— WRITTEN REQUEST —
Below is a listing; print exactly its lines from the one containing "Generate a component" down to the one containing "totalGap7, totalGap8, totalGap9];", both inclusive, with every picture left out.

— DATA PROVIDED —
+++++
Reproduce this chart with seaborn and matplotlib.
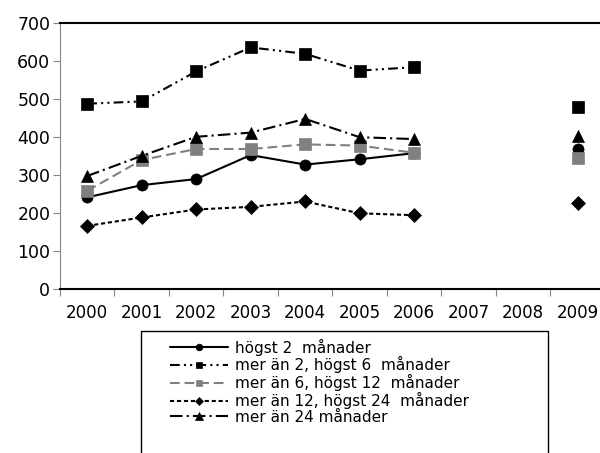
+++++
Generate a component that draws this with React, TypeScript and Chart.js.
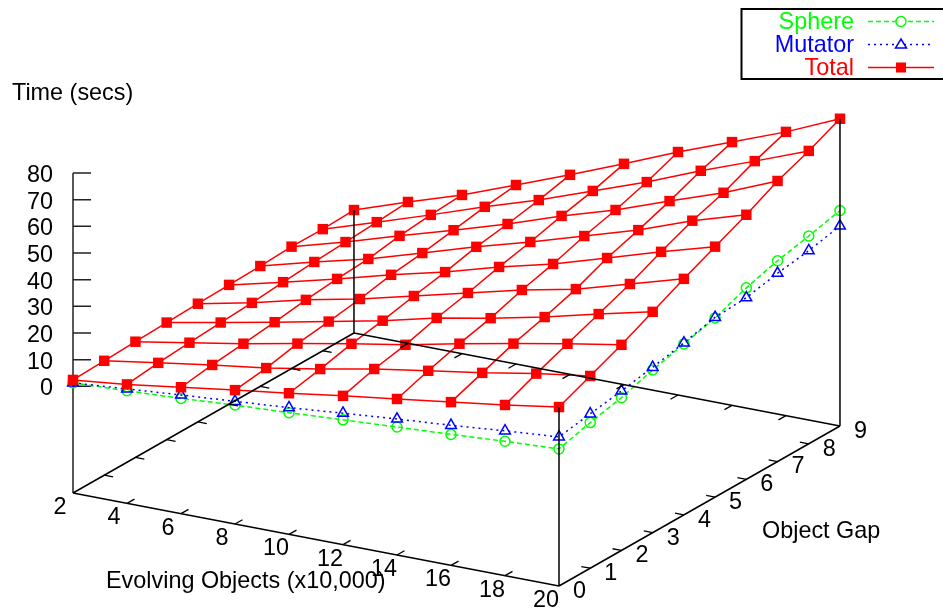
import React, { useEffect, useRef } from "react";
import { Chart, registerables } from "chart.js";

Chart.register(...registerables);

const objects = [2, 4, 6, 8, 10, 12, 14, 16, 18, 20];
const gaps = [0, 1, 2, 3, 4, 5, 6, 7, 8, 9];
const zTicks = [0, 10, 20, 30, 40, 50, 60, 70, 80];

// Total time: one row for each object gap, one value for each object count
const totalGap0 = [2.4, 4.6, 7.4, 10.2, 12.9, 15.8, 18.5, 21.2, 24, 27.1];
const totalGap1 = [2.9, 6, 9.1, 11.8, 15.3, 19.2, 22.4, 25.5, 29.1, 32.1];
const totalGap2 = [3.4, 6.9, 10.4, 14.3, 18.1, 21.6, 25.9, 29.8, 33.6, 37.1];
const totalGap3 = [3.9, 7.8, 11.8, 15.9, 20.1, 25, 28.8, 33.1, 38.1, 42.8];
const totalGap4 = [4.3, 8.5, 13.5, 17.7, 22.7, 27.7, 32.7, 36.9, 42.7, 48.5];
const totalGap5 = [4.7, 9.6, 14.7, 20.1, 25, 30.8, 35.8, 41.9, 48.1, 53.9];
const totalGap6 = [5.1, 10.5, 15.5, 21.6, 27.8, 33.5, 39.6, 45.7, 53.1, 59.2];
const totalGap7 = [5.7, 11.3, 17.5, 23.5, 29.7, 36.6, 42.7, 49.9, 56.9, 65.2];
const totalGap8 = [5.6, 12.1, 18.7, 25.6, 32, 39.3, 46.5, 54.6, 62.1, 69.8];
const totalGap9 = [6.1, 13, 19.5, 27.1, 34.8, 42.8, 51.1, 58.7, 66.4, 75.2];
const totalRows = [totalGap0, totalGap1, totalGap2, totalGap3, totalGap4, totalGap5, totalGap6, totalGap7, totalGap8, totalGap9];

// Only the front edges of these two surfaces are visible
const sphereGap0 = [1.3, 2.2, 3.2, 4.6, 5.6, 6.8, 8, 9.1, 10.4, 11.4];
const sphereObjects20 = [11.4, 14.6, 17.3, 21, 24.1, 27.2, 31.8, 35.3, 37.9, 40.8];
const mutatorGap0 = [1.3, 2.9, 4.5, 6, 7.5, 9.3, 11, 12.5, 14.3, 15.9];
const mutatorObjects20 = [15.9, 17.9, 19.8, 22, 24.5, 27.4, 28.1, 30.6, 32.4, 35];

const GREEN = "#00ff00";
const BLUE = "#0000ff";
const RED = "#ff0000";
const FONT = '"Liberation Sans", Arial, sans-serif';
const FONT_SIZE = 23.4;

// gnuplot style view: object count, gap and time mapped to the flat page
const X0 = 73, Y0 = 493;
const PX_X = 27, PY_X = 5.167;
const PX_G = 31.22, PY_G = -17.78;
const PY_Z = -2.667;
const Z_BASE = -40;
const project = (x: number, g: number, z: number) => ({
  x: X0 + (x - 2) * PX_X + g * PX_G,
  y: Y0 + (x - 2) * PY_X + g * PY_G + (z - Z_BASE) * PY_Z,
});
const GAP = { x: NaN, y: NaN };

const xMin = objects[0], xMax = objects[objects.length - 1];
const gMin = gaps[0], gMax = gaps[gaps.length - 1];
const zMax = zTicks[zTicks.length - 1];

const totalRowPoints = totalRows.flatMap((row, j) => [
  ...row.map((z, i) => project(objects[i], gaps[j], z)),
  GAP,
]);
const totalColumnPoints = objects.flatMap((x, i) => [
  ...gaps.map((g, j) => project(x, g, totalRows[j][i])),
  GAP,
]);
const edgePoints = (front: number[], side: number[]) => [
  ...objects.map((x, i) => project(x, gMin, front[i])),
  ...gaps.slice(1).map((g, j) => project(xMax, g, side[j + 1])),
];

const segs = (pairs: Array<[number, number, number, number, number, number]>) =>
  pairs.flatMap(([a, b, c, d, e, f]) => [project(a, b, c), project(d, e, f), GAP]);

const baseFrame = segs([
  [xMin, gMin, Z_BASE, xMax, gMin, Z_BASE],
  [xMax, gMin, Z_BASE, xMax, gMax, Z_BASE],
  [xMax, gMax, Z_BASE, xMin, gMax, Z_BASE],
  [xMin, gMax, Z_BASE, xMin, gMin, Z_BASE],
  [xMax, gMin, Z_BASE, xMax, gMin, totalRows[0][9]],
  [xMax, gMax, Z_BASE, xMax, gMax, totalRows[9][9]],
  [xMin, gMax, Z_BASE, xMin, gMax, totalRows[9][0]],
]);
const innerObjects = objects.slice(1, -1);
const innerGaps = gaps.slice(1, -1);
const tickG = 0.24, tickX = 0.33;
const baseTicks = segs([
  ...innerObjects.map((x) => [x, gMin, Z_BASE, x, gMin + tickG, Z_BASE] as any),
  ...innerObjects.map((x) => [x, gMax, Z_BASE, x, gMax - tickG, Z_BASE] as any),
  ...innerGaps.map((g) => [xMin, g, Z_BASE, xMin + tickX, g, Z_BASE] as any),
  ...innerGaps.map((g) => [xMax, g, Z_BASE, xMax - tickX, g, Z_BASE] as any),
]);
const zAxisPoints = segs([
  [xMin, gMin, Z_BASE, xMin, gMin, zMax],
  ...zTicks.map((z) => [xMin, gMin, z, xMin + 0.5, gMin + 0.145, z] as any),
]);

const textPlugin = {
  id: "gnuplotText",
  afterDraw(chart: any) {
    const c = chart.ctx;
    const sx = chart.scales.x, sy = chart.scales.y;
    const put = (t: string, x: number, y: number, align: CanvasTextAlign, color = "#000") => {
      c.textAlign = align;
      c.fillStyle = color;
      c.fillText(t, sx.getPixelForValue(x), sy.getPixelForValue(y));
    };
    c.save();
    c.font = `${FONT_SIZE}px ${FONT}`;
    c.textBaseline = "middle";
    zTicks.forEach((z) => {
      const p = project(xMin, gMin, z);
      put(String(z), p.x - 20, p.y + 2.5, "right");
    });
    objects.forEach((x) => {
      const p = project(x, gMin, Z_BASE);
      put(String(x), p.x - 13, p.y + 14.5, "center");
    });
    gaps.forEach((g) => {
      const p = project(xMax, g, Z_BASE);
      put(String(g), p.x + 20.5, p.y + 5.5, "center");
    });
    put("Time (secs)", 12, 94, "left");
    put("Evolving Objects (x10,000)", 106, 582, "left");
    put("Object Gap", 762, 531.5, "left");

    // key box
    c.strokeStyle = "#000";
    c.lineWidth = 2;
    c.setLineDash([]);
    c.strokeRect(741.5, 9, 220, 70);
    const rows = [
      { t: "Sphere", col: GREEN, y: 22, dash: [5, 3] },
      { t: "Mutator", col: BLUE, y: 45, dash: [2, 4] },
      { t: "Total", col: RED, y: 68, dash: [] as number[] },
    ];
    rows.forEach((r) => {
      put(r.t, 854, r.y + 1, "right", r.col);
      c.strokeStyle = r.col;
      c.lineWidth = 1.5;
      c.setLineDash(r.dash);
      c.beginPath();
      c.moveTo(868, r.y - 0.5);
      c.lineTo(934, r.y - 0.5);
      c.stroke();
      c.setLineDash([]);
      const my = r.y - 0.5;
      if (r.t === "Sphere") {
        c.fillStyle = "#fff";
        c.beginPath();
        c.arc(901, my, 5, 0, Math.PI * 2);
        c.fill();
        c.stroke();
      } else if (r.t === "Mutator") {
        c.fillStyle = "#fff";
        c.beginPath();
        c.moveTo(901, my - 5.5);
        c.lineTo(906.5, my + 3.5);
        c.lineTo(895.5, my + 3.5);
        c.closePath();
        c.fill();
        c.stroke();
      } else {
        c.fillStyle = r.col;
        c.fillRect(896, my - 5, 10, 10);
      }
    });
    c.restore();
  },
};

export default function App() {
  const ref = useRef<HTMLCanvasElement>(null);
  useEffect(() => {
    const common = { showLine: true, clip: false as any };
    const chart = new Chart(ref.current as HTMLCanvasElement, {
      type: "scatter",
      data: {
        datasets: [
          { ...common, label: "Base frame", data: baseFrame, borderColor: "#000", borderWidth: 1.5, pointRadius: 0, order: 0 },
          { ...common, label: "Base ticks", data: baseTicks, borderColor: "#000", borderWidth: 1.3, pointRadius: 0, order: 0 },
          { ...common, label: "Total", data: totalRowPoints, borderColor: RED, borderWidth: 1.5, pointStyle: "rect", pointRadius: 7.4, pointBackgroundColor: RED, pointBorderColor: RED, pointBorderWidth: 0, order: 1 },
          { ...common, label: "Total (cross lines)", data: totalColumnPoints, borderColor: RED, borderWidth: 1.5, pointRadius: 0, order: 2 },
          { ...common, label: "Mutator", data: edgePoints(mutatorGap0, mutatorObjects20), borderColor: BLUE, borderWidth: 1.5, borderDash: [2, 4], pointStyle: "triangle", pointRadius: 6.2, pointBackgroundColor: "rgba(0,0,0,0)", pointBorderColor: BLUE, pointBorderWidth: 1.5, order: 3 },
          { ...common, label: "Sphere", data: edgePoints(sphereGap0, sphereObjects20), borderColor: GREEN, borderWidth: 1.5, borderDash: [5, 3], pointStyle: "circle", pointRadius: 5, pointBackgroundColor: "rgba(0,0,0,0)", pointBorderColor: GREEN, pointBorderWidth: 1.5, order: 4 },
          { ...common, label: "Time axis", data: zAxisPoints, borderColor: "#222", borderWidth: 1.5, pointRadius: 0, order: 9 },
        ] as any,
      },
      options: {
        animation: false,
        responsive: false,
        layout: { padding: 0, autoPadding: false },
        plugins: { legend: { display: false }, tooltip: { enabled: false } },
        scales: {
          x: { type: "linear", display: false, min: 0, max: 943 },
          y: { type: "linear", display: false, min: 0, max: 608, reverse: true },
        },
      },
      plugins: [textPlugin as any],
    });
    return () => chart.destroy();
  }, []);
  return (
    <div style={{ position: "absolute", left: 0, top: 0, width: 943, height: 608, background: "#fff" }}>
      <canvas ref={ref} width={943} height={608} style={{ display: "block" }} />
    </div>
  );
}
+++++
— FULL RESPONSE —
Generate a component that draws this with React, TypeScript and Chart.js.
import React, { useEffect, useRef } from "react";
import { Chart, registerables } from "chart.js";

Chart.register(...registerables);

const objects = [2, 4, 6, 8, 10, 12, 14, 16, 18, 20];
const gaps = [0, 1, 2, 3, 4, 5, 6, 7, 8, 9];
const zTicks = [0, 10, 20, 30, 40, 50, 60, 70, 80];

// Total time: one row for each object gap, one value for each object count
const totalGap0 = [2.4, 4.6, 7.4, 10.2, 12.9, 15.8, 18.5, 21.2, 24, 27.1];
const totalGap1 = [2.9, 6, 9.1, 11.8, 15.3, 19.2, 22.4, 25.5, 29.1, 32.1];
const totalGap2 = [3.4, 6.9, 10.4, 14.3, 18.1, 21.6, 25.9, 29.8, 33.6, 37.1];
const totalGap3 = [3.9, 7.8, 11.8, 15.9, 20.1, 25, 28.8, 33.1, 38.1, 42.8];
const totalGap4 = [4.3, 8.5, 13.5, 17.7, 22.7, 27.7, 32.7, 36.9, 42.7, 48.5];
const totalGap5 = [4.7, 9.6, 14.7, 20.1, 25, 30.8, 35.8, 41.9, 48.1, 53.9];
const totalGap6 = [5.1, 10.5, 15.5, 21.6, 27.8, 33.5, 39.6, 45.7, 53.1, 59.2];
const totalGap7 = [5.7, 11.3, 17.5, 23.5, 29.7, 36.6, 42.7, 49.9, 56.9, 65.2];
const totalGap8 = [5.6, 12.1, 18.7, 25.6, 32, 39.3, 46.5, 54.6, 62.1, 69.8];
const totalGap9 = [6.1, 13, 19.5, 27.1, 34.8, 42.8, 51.1, 58.7, 66.4, 75.2];
const totalRows = [totalGap0, totalGap1, totalGap2, totalGap3, totalGap4, totalGap5, totalGap6, totalGap7, totalGap8, totalGap9];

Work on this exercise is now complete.